Pero hay una tercera forma de atentar contra la sinceridad, y es, como ya hemos dicho en páginas anteriores, darla en dosis excesivas (propinarla más que darla). Se trata de la sinceridad del que dice: «Yo digo siempre lo que pienso», aunque, a decir verdad, nunca diga lo que piensa, sino lo que se le ocurrió en un determinado instante. Decir lo que se piensa sólo es posible cuando se le ha dado vueltas y más vueltas a un asunto y se tiene ya una opinión fundada sobre él, cosa que, por lo demás, raramente sucede. El sincero excesivo no dice nunca lo que piensa, sino más bien lo que no pensó, lo que no tuvo tiempo de pensar. Y, bien, lo dice; no se detiene ante nada: todas sus ocurrencias encuentran inmediatamente salida, pésele a quien le pese. Sus pensamientos son como un pus del que quiere liberarse para terminar de una vez con la gran infección que lleva dentro. «Usted disculpará pero yo soy así de franco. ¿Qué le vamos a hacer?».

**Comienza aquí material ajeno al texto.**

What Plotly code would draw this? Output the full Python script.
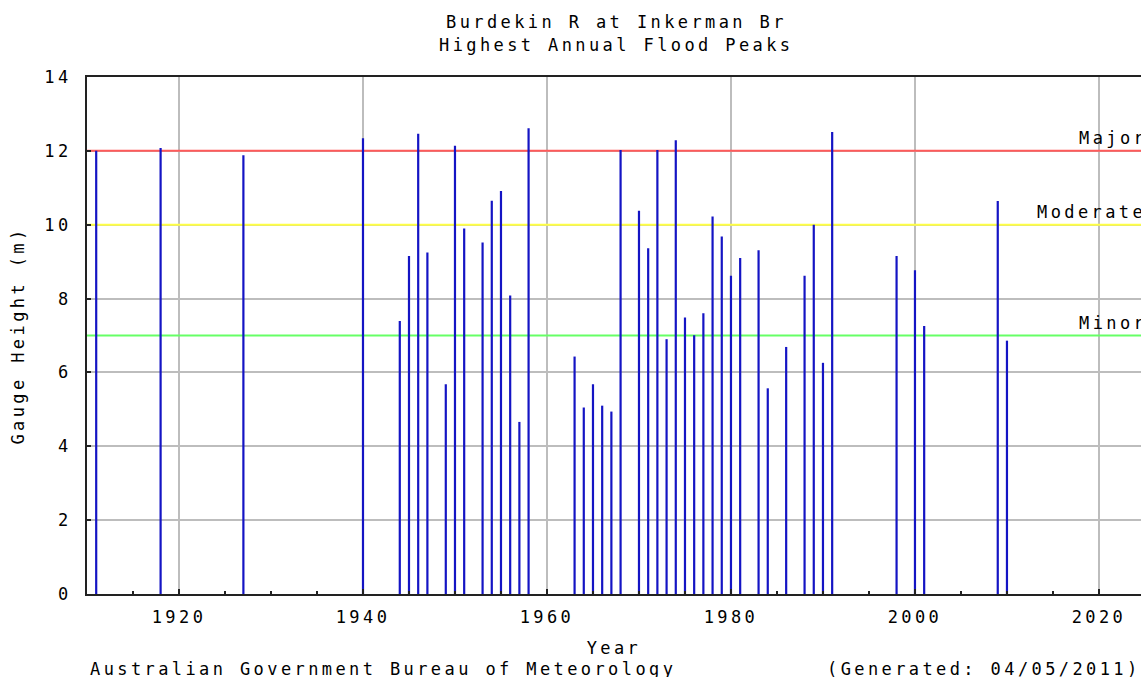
import plotly.graph_objects as go

years = [1911, 1918, 1927, 1940, 1944, 1945, 1946, 1947, 1949, 1950, 1951, 1953, 1954,
         1955, 1956, 1957, 1958, 1963, 1964, 1965, 1966, 1967, 1968, 1970, 1971, 1972,
         1973, 1974, 1975, 1976, 1977, 1978, 1979, 1980, 1981, 1983, 1984, 1986, 1988,
         1989, 1990, 1991, 1998, 2000, 2001, 2009, 2010]
peaks = [12.00, 12.08, 11.88, 12.34, 7.39, 9.15, 12.46, 9.25, 5.68, 12.14, 9.90, 9.52, 10.65,
         10.91, 8.08, 4.66, 12.61, 6.43, 5.05, 5.68, 5.10, 4.94, 12.02, 10.38, 9.36, 12.02,
         6.90, 12.29, 7.49, 7.01, 7.60, 10.22, 9.68, 8.62, 9.10, 9.31, 5.57, 6.69, 8.62,
         10.00, 6.26, 12.51, 9.15, 8.77, 7.26, 10.64, 6.86]

level_names = ["Major", "Moderate", "Minor"]
level_values = [12, 10, 7]
level_colors = ["#ff5a5a", "#ffff44", "#66ff66"]
level_label_x = [2017.6, 2013.0, 2017.6]

x_range = [1910, 2024.57]
x_ticks = [1920, 1940, 1960, 1980, 2000, 2020]
y_ticks = [0, 2, 4, 6, 8, 10, 12, 14]

FONT = "DejaVu Sans Mono"
LS = "letter-spacing:3.4px"

W, H = 1141, 677
ML, MT = 87, 77
PLOT_W = W - ML
PLOT_H = 517
MB = H - MT - PLOT_H


def sp(t):
    return f"<span style='{LS}'>{t}</span>"


def px_x(page_x):
    return (page_x - ML) / PLOT_W


def px_y(page_y):
    return (MT + PLOT_H - page_y) / PLOT_H


fig = go.Figure()

for name, val, col, lx in zip(level_names, level_values, level_colors, level_label_x):
    fig.add_trace(go.Scatter(x=x_range, y=[val, val], mode="lines",
                             line=dict(color=col, width=2),
                             hoverinfo="skip", showlegend=False))
    fig.add_annotation(x=lx, y=val, xref="x", yref="y", text=sp(name),
                       showarrow=False, xanchor="left", yanchor="bottom", yshift=1,
                       font=dict(family=FONT, size=17, color="black"))

xs, ys = [], []
for yr, v in zip(years, peaks):
    xs += [yr, yr, None]
    ys += [0, v, None]

fig.add_trace(go.Scatter(x=xs, y=ys, mode="lines",
                         line=dict(color="#1414c4", width=2.2),
                         hoverinfo="skip", showlegend=False))

fig.update_layout(
    width=W, height=H,
    margin=dict(l=ML, r=0, t=MT, b=MB, autoexpand=False),
    paper_bgcolor="white", plot_bgcolor="white",
    showlegend=False,
    font=dict(family=FONT, size=17, color="black"),
)

fig.update_xaxes(
    range=x_range, automargin=False,
    tickmode="array", tickvals=x_ticks, ticktext=[sp(str(t)) for t in x_ticks],
    ticks="inside", ticklen=5, tickwidth=2, tickcolor="#222",
    minor=dict(dtick=5, tick0=1910, ticks="inside", ticklen=3, tickwidth=2,
               tickcolor="#222", showgrid=False),
    showgrid=True, gridcolor="#bdbdbd", gridwidth=2,
    showline=True, linecolor="#222", linewidth=2, mirror=True,
    zeroline=False,
    ticklabelstandoff=7,
    title=dict(text=sp("Year"), standoff=16, font=dict(family=FONT, size=17)),
)
fig.update_yaxes(
    range=[0, 14], automargin=False,
    tickmode="array", tickvals=y_ticks, ticktext=[sp(str(t)) for t in y_ticks],
    ticks="inside", ticklen=4, tickwidth=2, tickcolor="#222",
    showgrid=True, gridcolor="#bdbdbd", gridwidth=2,
    showline=True, linecolor="#222", linewidth=2, mirror=False,
    zeroline=False,
    ticklabelstandoff=10,
    title=dict(text=sp("Gauge Height (m)"), standoff=15, font=dict(family=FONT, size=17)),
)

title_lines = ["Burdekin R at Inkerman Br", "Highest Annual Flood Peaks"]
title_y_px = [22, 45]
for line, ypx in zip(title_lines, title_y_px):
    fig.add_annotation(x=px_x(616), y=px_y(ypx), xref="paper", yref="paper",
                       text=sp(line), showarrow=False, xanchor="center", yanchor="middle",
                       font=dict(family=FONT, size=17))

fig.add_annotation(x=px_x(88), y=px_y(669), xref="paper", yref="paper",
                   text=sp("Australian Government Bureau of Meteorology"), showarrow=False,
                   xanchor="left", yanchor="middle", font=dict(family=FONT, size=17))
fig.add_annotation(x=px_x(1143), y=px_y(669), xref="paper", yref="paper",
                   text=sp("(Generated: 04/05/2011)"), showarrow=False,
                   xanchor="right", yanchor="middle", font=dict(family=FONT, size=17))

fig.write_html(
    "out.html",
    config={"displayModeBar": False},
    post_script="document.body.style.margin='0';document.body.style.overflow='hidden';",
)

No obstante, la sinceridad impone ciertas condiciones: la primera de ellas es que no debe ser inoportuna. A este respecto escribió Romano Guardini: «Hay personas veraces por naturaleza. Son demasiadas limpias para poder mentir, demasiado de acuerdo consigo mismas; pero a veces se debe decir: demasiado orgullosas. Esto, en principio, es espléndido; pero una persona así está en peligro de decir cosas en momentos en que no vienen a cuento, de herir a otros o de perjudicarlos. Una verdad dicha en mal momento o de mala manera puede también confundir a una persona de tal modo que le costará trabajo enderezarse otra vez. Esta veracidad no sería viva, sino unilateral, perjudicial e incluso destructora».
Otra exigencia de la sinceridad, sobre todo cuando se dispone a hablar de las personas –y ya no sólo de la historia anónima o de las noticias del día- es la reflexión, pues debe ponerse a pensar acerca de si lo que va a decir es algo que el otro pueda cambiar o no. Si sí puede, bienvenida la crítica; pero si no, ¿para qué hacerla? Hay un mar de diferencia entre que critiquen nuestros hábitos alimenticios a que critiquen el tamaño de nuestro mentón, por ejemplo. Nuestros hábitos alimenticios pueden ser corregidos con la ayuda de un especialista y de una larga paciencia, pero mucho me temo que con algunas partes de nuestro cuerpo no podamos hacer lo mismo. ¿Quién, por más que se preocupe –decía Jesús-, podrá añadirle un palmo a su estatura? Digámoslo de una vez: la verdadera sinceridad debe saber detenerse y callarse ante eso que a falta de otra palabra llamamos simplemente destino. Los demás pueden criticar nuestra propensión al tabaco, y no pasa nada (quiero decir: ni nos enojamos, ni dejamos de fumar); pero si nos dicen que nuestra voz es desagradable por chillona, allí arderá Troya, como se dice, y si no arde Troya por lo menos quedaremos nosotros muy quemados. Porque nuestros hábitos de vida podemos cambiarlos, pero no el timbre de la voz. Para esto somos impotentes.
Decía Epicteto, el sabio estoico, que sólo existen dos tipos de cosas: las que dependen de nosotros y las que no dependen de nosotros. Pues bien, la sinceridad sólo debe tener que vérselas con las cosas del primer grupo, es decir, con aquellas que dependen de la libertad, porque cuando se atreve a tocar despectivamente a las del segundo, al punto se convierte en burla.